I can write SQL to do this that looks like this (I'm not saying this is necessarily the most optimal way):
SELECT *
FROM Holiday h1 INNER JOIN (
SELECT h2.HolidayID,
h2.AccommodationID,
ROW_NUMBER() OVER (
PARTITION BY h2.AccommodationID
ORDER BY OfferSaving DESC
) AS RowNum
FROM Holiday h2 INNER JOIN (
SELECT AccommodationID,
MIN(price) as MinPrice
FROM Holiday
WHERE TradeNameID = 58001
/*** Other Criteria Here ***/
GROUP BY AccommodationID
) mp
ON mp.AccommodationID = h2.AccommodationID
AND mp.MinPrice = h2.price
WHERE TradeNameID = 58001
/*** Other Criteria Here ***/
) x on h1.HolidayID = x.HolidayID and x.RowNum = 1
As you can see, this uses a subquery within another subquery.
However, for several reasons my preference would be to achieve this same result in NHibernate.
Ideally, this would be done with QueryOver - the reason being that I build up the search criteria dynamically and this is much easier with QueryOver's fluent interface. (I had started out hoping to use NHibernate Linq, but unfortunately it's not mature enough).
After a lot of effort (being a relative newbie to NHibernate) I was able to re-create the very inner query that fetches all accommodations and their min price.
public IEnumerable<HolidaySearchDataDto> CriteriaFindAccommodationFromPricesForOffers(IEnumerable<IHolidayFilter<PackageHoliday>> filters, int skip, int take, out bool hasMore)
{
IQueryOver<PackageHoliday, PackageHoliday> queryable = NHibernateSession.CurrentFor(NHibernateSession.DefaultFactoryKey).QueryOver<PackageHoliday>();
queryable = queryable.Where(h => h.TradeNameId == website.TradeNameID);
var accommodation = Null<Accommodation>();
var accommodationUnit = Null<AccommodationUnit>();
var dto = Null<HolidaySearchDataDto>();
// Apply search criteria
foreach (var filter in filters)
queryable = filter.ApplyFilter(queryable, accommodationUnit, accommodation);
var query1 = queryable
.JoinQueryOver(h => h.AccommodationUnit, () => accommodationUnit)
.JoinQueryOver(h => h.Accommodation, () => accommodation)
.SelectList(hols => hols
.SelectGroup(() => accommodation.Id).WithAlias(() => dto.AccommodationId)
.SelectMin(h => h.Price).WithAlias(() => dto.Price)
);
var list = query1.OrderByAlias(() => dto.Price).Asc
.Skip(skip).Take(take+1)
.Cacheable().CacheMode(CacheMode.Normal).List<object[]>();
// Cacheing doesn't work this way...
/*.TransformUsing(Transformers.AliasToBean<HolidaySearchDataDto>())
.Cacheable().CacheMode(CacheMode.Normal).List<HolidaySearchDataDto>();*/
hasMore = list.Count() == take;
var dtos = list.Take(take).Select(h => new HolidaySearchDataDto
{
AccommodationId = (string)h[0],
Price = (decimal)h[1],
});
return dtos;
}
So my question is...
Any ideas on how to achieve what I want using QueryOver, or if necessary Criteria API?
I'd prefer not to use HQL but if it is necessary than I'm willing to see how it can be done with that too (it makes it harder (or more messy) to build up the search criteria though).
If this just isn't doable using NHibernate, then I could use a SQL query.

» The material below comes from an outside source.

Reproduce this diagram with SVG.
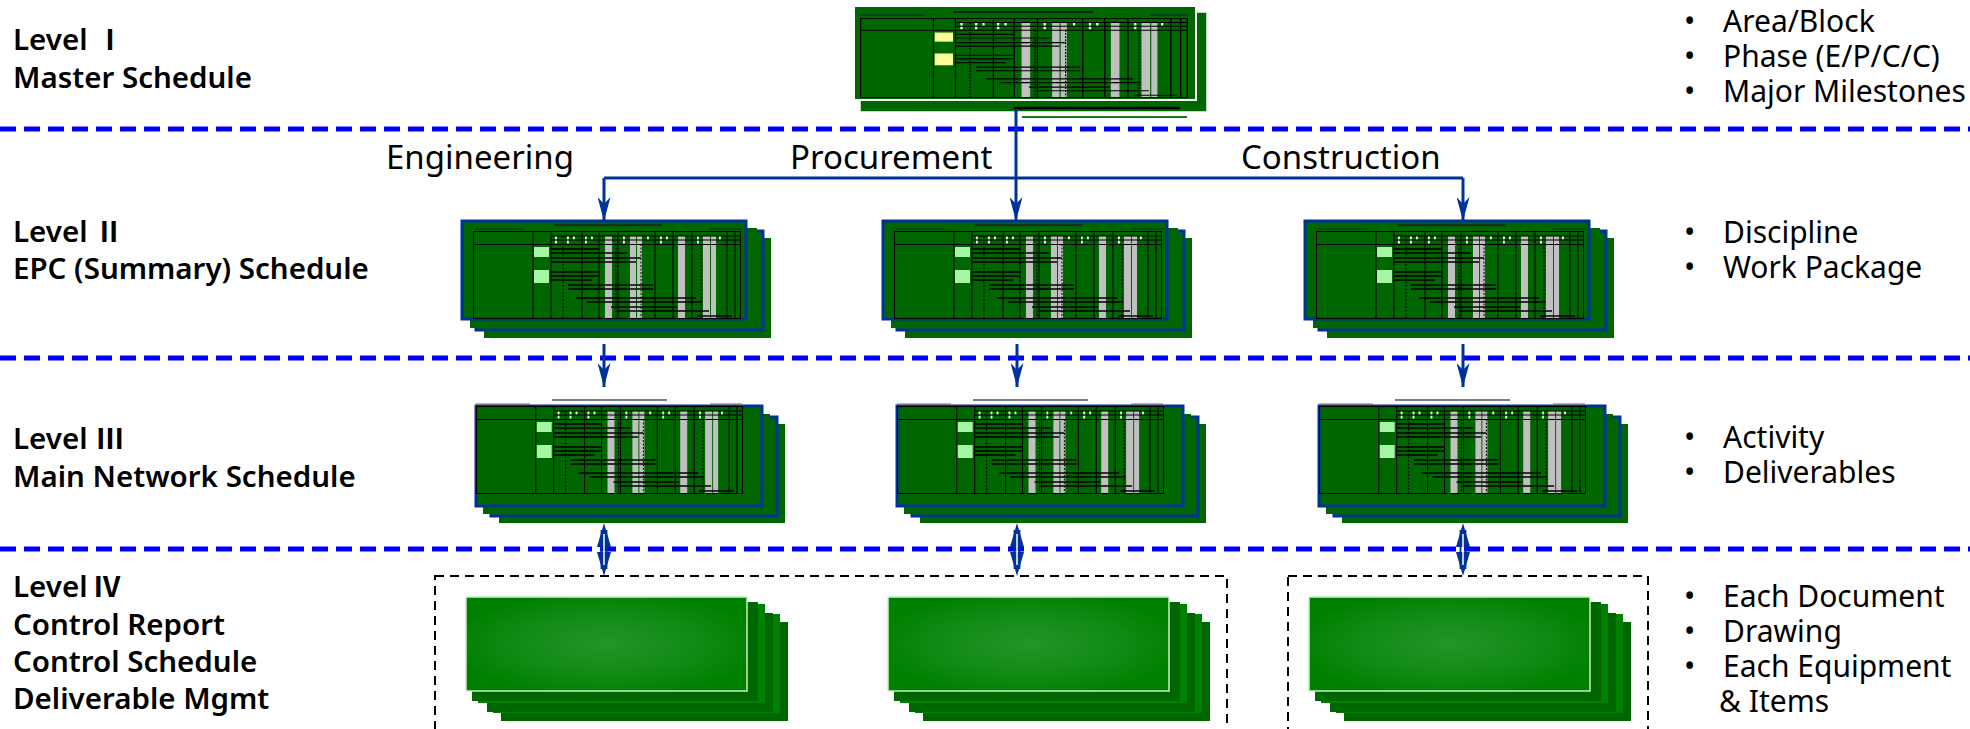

In which case, my question is can the SQL be improved/optimised?
I have manage to achieve such dynamic search criterion by using Criteria API's. Problem I ran into was duplicates with inner and outer joins and especially related to sorting and pagination, and I had to resort to using 2 queries, 1st query for restriction and using the result of 1st query as 'in' clause in 2nd creteria.